Despite new therapeutic strategies approved in recent years and promising strategies and agents on the horizon, there continue to be unmet needs for patients with advanced OC. Addressing those needs will require a reexamination and possibly a redesign of the drug discovery and development process. The cancer drug development process is facing many challenges, including inefficient clinical study designs, relative paucity of new drug targets but a proliferation of “me-too” drugs, and the dilution of the patient population available for enrollment into clinical studies.

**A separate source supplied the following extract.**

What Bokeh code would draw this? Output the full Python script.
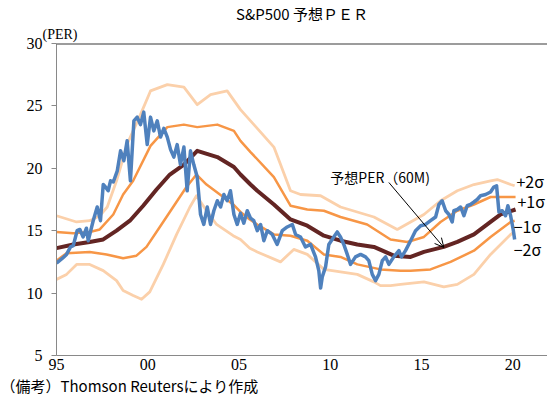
from bokeh.plotting import figure
from bokeh.models import Range1d, FixedTicker, Span, Label, Arrow, OpenHead, Title
from bokeh.embed import file_html
from bokeh.resources import INLINE

# ---- data ----
per_x = [1995.00, 1995.33, 1995.55, 1995.77, 1995.92, 1996.13, 1996.28, 1996.46, 1996.64, 1996.74,
         1997.01, 1997.23, 1997.41, 1997.56, 1997.68, 1997.83, 1997.96, 1998.11, 1998.33, 1998.51,
         1998.69, 1998.87, 1999.05, 1999.24, 1999.42, 1999.60, 1999.78, 1999.97, 2000.15, 2000.33,
         2000.52, 2000.70, 2000.88, 2001.07, 2001.25, 2001.43, 2001.61, 2001.79, 2001.98, 2002.16,
         2002.34, 2002.52, 2002.71, 2002.89, 2003.07, 2003.26, 2003.44, 2003.62, 2003.81, 2003.99,
         2004.17, 2004.35, 2004.53, 2004.72, 2004.90, 2005.08, 2005.26, 2005.45, 2005.63, 2005.81,
         2006.00, 2006.18, 2006.36, 2006.55, 2006.82, 2007.09, 2007.37, 2007.64, 2007.92, 2008.10,
         2008.37, 2008.64, 2008.92, 2009.19, 2009.37, 2009.47, 2009.56, 2009.74, 2009.92, 2010.19,
         2010.38, 2010.56, 2010.74, 2010.93, 2011.11, 2011.38, 2011.66, 2011.93, 2012.11, 2012.30,
         2012.48, 2012.66, 2012.85, 2013.03, 2013.21, 2013.48, 2013.76, 2013.90, 2014.12, 2014.40,
         2014.67, 2014.95, 2015.22, 2015.49, 2015.77, 2015.95, 2016.13, 2016.32, 2016.50, 2016.68,
         2016.77, 2016.96, 2017.14, 2017.32, 2017.50, 2017.68, 2017.87, 2018.05, 2018.23, 2018.51,
         2018.78, 2018.96, 2019.11, 2019.24, 2019.42, 2019.60, 2019.73, 2019.88, 2020.02, 2020.10]
per_y = [12.4, 12.8, 13.1, 13.7, 13.8, 15.0, 15.1, 14.5, 15.2, 14.2,
         15.8, 16.9, 15.8, 18.7, 18.5, 18.2, 19.0, 18.9, 19.8, 21.4,
         20.6, 22.2, 19.0, 23.8, 24.1, 23.5, 24.5, 21.9, 24.1, 23.0,
         23.8, 22.5, 23.2, 22.5, 21.5, 20.9, 21.9, 20.3, 21.7, 18.2,
         21.4, 20.3, 19.3, 16.3, 15.5, 16.9, 15.5, 16.6, 17.4, 16.9,
         17.9, 17.4, 18.2, 16.3, 15.5, 16.4, 15.6, 16.6, 16.0, 15.8,
         15.0, 15.5, 14.2, 15.0, 14.7, 13.9, 15.0, 15.3, 15.5, 14.7,
         14.5, 13.7, 13.9, 12.9, 11.8, 10.4, 11.3, 12.1, 13.9, 14.5,
         14.9, 14.5, 13.9, 13.1, 12.3, 12.9, 13.1, 12.9, 12.6, 11.5,
         11.0, 11.5, 12.6, 12.9, 12.3, 12.9, 13.4, 12.9, 13.4, 14.2,
         15.0, 15.4, 15.5, 15.8, 16.1, 17.1, 17.4, 16.6, 16.3, 15.7,
         16.6, 16.7, 16.9, 16.2, 17.0, 17.1, 17.3, 17.5, 17.8, 17.9,
         18.1, 18.5, 18.6, 16.5, 16.6, 16.2, 17.0, 16.2, 15.1, 14.3]

ma_x = [1995.00, 1995.92, 1996.82, 1997.56, 1998.29, 1999.02, 1999.75, 2000.48, 2001.21, 2001.98,
        2002.71, 2003.81, 2004.72, 2005.08, 2005.63, 2006.00, 2006.91, 2007.82, 2008.74, 2009.65,
        2010.56, 2011.48, 2012.39, 2013.48, 2014.40, 2015.13, 2016.22, 2016.96, 2017.87, 2018.78,
        2019.33, 2020.15]
ma_y = [13.6, 13.9, 14.1, 14.3, 15.0, 15.8, 17.0, 18.3, 19.5, 20.3,
        21.4, 20.9, 20.1, 19.5, 18.7, 18.2, 17.1, 15.9, 15.4, 14.6,
        14.2, 13.9, 13.7, 13.0, 12.9, 13.3, 13.7, 14.1, 14.7, 15.7,
        16.3, 16.7]

p1_x = [1995.00, 1995.92, 1996.82, 1997.37, 1998.11, 1998.65, 1999.20, 2000.15, 2001.07, 2001.98,
        2002.71, 2003.81, 2004.72, 2005.08, 2005.63, 2006.91, 2007.82, 2008.74, 2009.65, 2010.56,
        2012.02, 2013.30, 2014.22, 2015.13, 2016.04, 2016.96, 2017.87, 2018.78, 2019.88, 2020.15]
p1_y = [14.9, 14.8, 14.9, 15.1, 16.3, 17.9, 19.0, 21.8, 23.3, 23.5,
        23.3, 23.5, 23.0, 22.2, 21.3, 19.3, 17.0, 16.7, 16.6, 16.1,
        15.5, 14.3, 14.1, 14.5, 15.7, 16.6, 17.1, 17.7, 17.7, 17.7]

m1_x = [1995.00, 1995.55, 1996.82, 1997.74, 1998.65, 1999.38, 1999.93, 2000.66, 2001.39, 2002.12,
        2002.67, 2003.22, 2003.77, 2004.68, 2005.08, 2005.59, 2006.00, 2006.91, 2007.82, 2008.74,
        2009.65, 2010.56, 2011.48, 2012.75, 2013.85, 2014.40, 2015.49, 2016.59, 2017.87, 2018.78,
        2019.88, 2020.10]
m1_y = [12.6, 13.2, 13.3, 13.1, 12.8, 13.0, 13.7, 15.3, 16.9, 18.5,
        19.5, 18.7, 18.1, 17.1, 16.5, 15.9, 15.5, 14.7, 14.6, 14.2,
        13.1, 12.9, 12.3, 11.9, 11.8, 11.8, 11.9, 12.5, 13.4, 14.5,
        15.7, 15.8]

p2_x = [1995.00, 1996.10, 1996.82, 1997.37, 1997.78, 1998.29, 1998.89, 1999.60, 2000.15, 2001.07,
        2001.98, 2002.71, 2003.44, 2004.35, 2005.08, 2006.18, 2006.91, 2007.82, 2008.37, 2009.47,
        2010.56, 2012.39, 2013.67, 2014.40, 2015.13, 2016.04, 2016.96, 2017.87, 2018.78, 2019.15,
        2019.88, 2020.10]
p2_y = [16.2, 15.7, 15.8, 16.2, 16.9, 19.0, 22.0, 24.3, 26.2, 26.7,
        26.5, 25.1, 25.9, 26.2, 24.7, 22.9, 21.7, 18.2, 17.9, 17.8,
        16.9, 16.1, 15.1, 15.7, 16.3, 17.4, 18.2, 18.7, 19.0, 19.1,
        18.7, 18.6]

m2_x = [1995.00, 1995.55, 1996.10, 1996.82, 1997.56, 1998.29, 1998.65, 1999.20, 1999.66, 2000.11,
        2000.85, 2001.58, 2002.31, 2002.67, 2003.22, 2003.77, 2004.68, 2005.08, 2005.59, 2006.00,
        2007.27, 2008.00, 2008.74, 2009.65, 2010.56, 2011.48, 2012.39, 2012.75, 2013.30, 2013.85,
        2015.13, 2016.22, 2016.96, 2017.87, 2018.78, 2019.88, 2020.10]
m2_y = [11.1, 11.5, 12.3, 12.3, 11.8, 11.0, 10.2, 9.8, 9.5, 10.1,
        12.3, 14.7, 16.9, 17.8, 16.6, 15.5, 14.6, 14.3, 13.6, 13.3,
        12.5, 13.5, 13.1, 11.9, 11.7, 11.5, 10.9, 10.6, 10.6, 10.7,
        10.9, 10.5, 10.7, 11.5, 13.1, 14.7, 14.9]

x_ticks = [1995, 2000, 2005, 2010, 2015, 2020]
x_tick_labels = ["95", "00", "05", "10", "15", "20"]
y_ticks = [5, 10, 15, 20, 25, 30]

title_text = "S&P500 予想ＰＥＲ"
unit_text = "(PER)"
note_text = "（備考）Thomson Reutersにより作成"
ann_text = "予想PER（60M)"
band_labels = ["+2σ", "+1σ", "−1σ", "−2σ"]

# ---- styling ----
JP = "Noto Sans CJK JP"
NUM = "Liberation Sans Narrow"
BLUE = "#4F81BD"
BROWN = "#632523"
ORANGE = "#F79646"
LIGHT = "#FBD0AA"

p = figure(width=547, height=403, output_backend="svg", toolbar_location=None,
           x_range=Range1d(1995, 2021.9), y_range=Range1d(5, 30),
           min_border_left=56, min_border_right=0, min_border_top=42, min_border_bottom=48)
p.outline_line_color = None
p.xgrid.visible = False
p.ygrid.visible = False
p.background_fill_color = "white"
p.border_fill_color = "white"

# axes
p.xaxis.ticker = FixedTicker(ticks=x_ticks)
p.xaxis.major_label_overrides = {t: l for t, l in zip(x_ticks, x_tick_labels)}
p.xaxis.major_tick_line_color = None
p.xaxis.minor_tick_line_color = None
p.xaxis.axis_line_color = "#898989"
p.xaxis.major_label_text_font = NUM
p.xaxis.major_label_text_font_size = "16px"
p.xaxis.major_label_text_color = "black"
p.xaxis.major_label_standoff = -3

p.yaxis.ticker = FixedTicker(ticks=y_ticks)
p.yaxis.major_tick_out = 5
p.yaxis.major_tick_in = 0
p.yaxis.major_tick_line_color = "#898989"
p.yaxis.minor_tick_line_color = None
p.yaxis.axis_line_color = "#898989"
p.yaxis.major_label_text_font = NUM
p.yaxis.major_label_text_font_size = "16px"
p.yaxis.major_label_text_color = "black"
p.yaxis.major_label_standoff = 9

p.add_layout(Span(location=30, dimension="width", line_color="#3a3a3a", line_width=2))

# titles outside the frame (nearest to the frame first)
p.add_layout(Title(text=unit_text, text_font=NUM, text_font_size="14px", text_font_style="normal",
                   align="left", offset=-14, standoff=3, text_color="black"), "above")
p.add_layout(Title(text=title_text, text_font=JP, text_font_size="15px", text_font_style="normal",
                   align="center", standoff=0, text_color="black"), "above")
p.add_layout(Title(text=note_text, text_font=JP, text_font_size="15px", text_font_style="normal",
                   align="left", offset=-56, standoff=0, text_color="black"), "below")

# lines
p.line(p2_x, p2_y, line_color=LIGHT, line_width=2.8, line_join="round")
p.line(m2_x, m2_y, line_color=LIGHT, line_width=2.8, line_join="round")
p.line(p1_x, p1_y, line_color=ORANGE, line_width=2.5, line_join="round")
p.line(m1_x, m1_y, line_color=ORANGE, line_width=2.5, line_join="round")
p.line(ma_x, ma_y, line_color=BROWN, line_width=4, line_join="round")
p.line(per_x, per_y, line_color=BLUE, line_width=3.5, line_join="round")

# in-frame annotation
p.add_layout(Label(x=2010.0, y=19.32, text=ann_text, text_font=JP, text_font_size="14px",
                   text_align="left", text_baseline="middle", text_color="black"))
p.add_layout(Arrow(end=OpenHead(size=9, line_width=1, line_color="black"),
                   x_start=2013.21, y_start=18.86, x_end=2016.22, y_end=13.66,
                   line_color="black", line_width=1))

band_label_x = [2020.2, 2020.25, 2020.05, 2020.05]
band_label_y = [19.0, 17.4, 15.4, 13.56]
for t, bx, by in zip(band_labels, band_label_x, band_label_y):
    p.add_layout(Label(x=bx, y=by, text=t, text_font=JP, text_font_size="16px",
                       text_align="left", text_baseline="middle", text_color="black"))

open("out.html", "w").write(file_html(p, INLINE))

That dilution has many contributing causes, including the progress toward personalized medicine in which few patients may qualify for a given treatment, as well as the proliferation of clinical studies needed to test the large numbers of drugs with similar or identical mechanisms of action. Novel study designs including master protocols for umbrella, basket, and platform studies are being used to address this need [66]. Furthermore, many emerging therapies require biomarker tests, which must be developed and approved, and which are often expensive and provide low yields. These problems extend well beyond the OC arena, and their solutions call for a concerted and creative effort on the part of the scientific, pharmaceutical, and regulatory communities.

Conclusions

Platinum-based chemotherapy is recommended as first line therapy in women with advanced epithelial OC. Bevacizumab may have roles in selected patients with recurrent disease in combination with 5 approved chemotherapy backbones. For those patients who achieve an objective response to retreatment with platinum-based chemotherapy, a recent phase 3 study showed that niraparib can extend PFS when used as maintenance monotherapy. The recently reported phase 3 SOLO-2 study confirmed the efficacy of olaparib tablets as maintenance monotherapy in patients with platinum-sensitive, relapsed OC with a gBRCA mutation. Currently, there are limited treatment options for women with recurrent OC who have failed two or more lines of chemotherapy and have received or were ineligible to receive bevacizumab or a PARP inhibitor [39]. The US FDA’s accelerated approval of olaparib and rucaparib for the treatment of recurrent disease offers exciting new treatment options. Accelerated FDA approval poses an opportunity for additional new medicines to become rapidly available to address unmet needs.